Ordering them to pay may encourage policy holders to commit suicide. But allowing the companies to not pay is encouraging a dereliction of their duty and its own.

According to the Korea Finance Consumer Federation, the amount of insurance payments local life insurers have withheld in suicide cases is up to 2 trillion won ($1.9 billion).

Last August, the FSS discovered that ING Life Insurance did not pay settlements of about 20 billion won in more than 90 cases of suicide from 2003 to 2010.

The financial authority discovered that it was common practice to cheat families of suicide cases among other life insurers, including Samsung, Hanwha, Kyobo and Shinhan Life.

Standard life insurance policies treat suicides the same as regular deaths. Before terms were revised in April 2010, they stipulated insurers pay out for suicides an amount equivalent to a death caused by an industrial accident or natural disaster, which was about twice as much as in a regular death.

The life insurance companies now say the terms were written mistakenly and that they are not obligated to pay benefits to suicide cases, which they don’t consider accidents.

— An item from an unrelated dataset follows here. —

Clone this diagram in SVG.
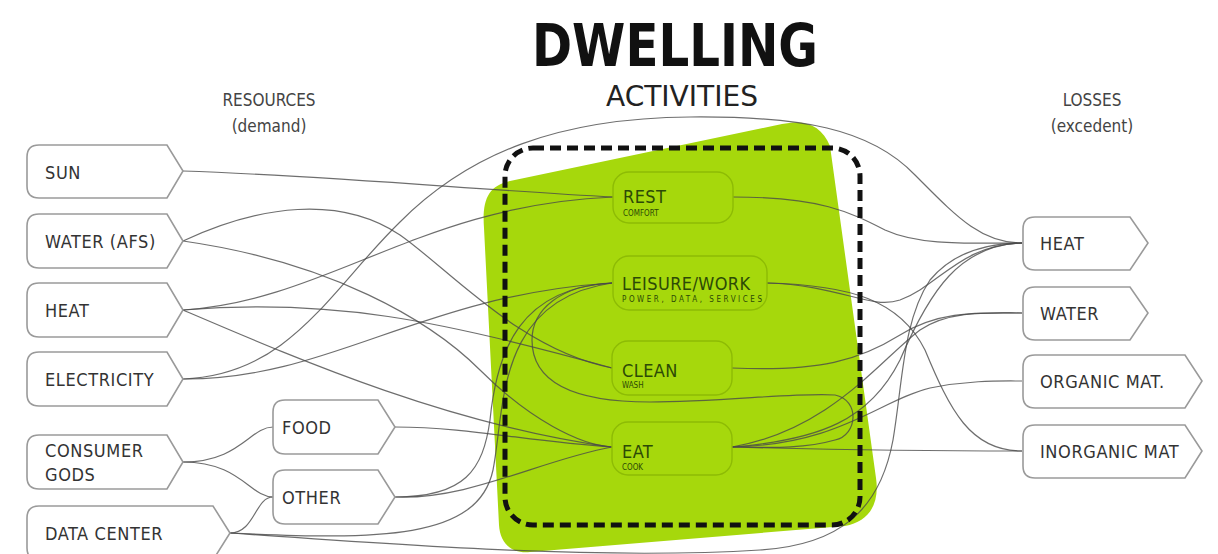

“Back then, the standardized terms contained some mistakes, which most insurers, without a second thought, kept copying and using,” said a spokesman for the insurance companies. “But it is clear that suicide is not an accident.”

Consumer groups say the law obliges them to count suicide cases that occurred in the 2003-10 period as accident cases, as per the policies that were signed.

The Supreme Court of Korea made a ruling in 2007 that insurers have to pay according to what was written in policies, even if there were errors.

Despite the Supreme Court ruling, the FSS hasn’t decided what to do about the cases.

The FSS was involved in the creation of the standardized terms of policies prior to the 2010 revision, and it is unclear as to how much it is responsible for the obligations incurred by the insurance companies. A call to the FSS for clarification was not returned.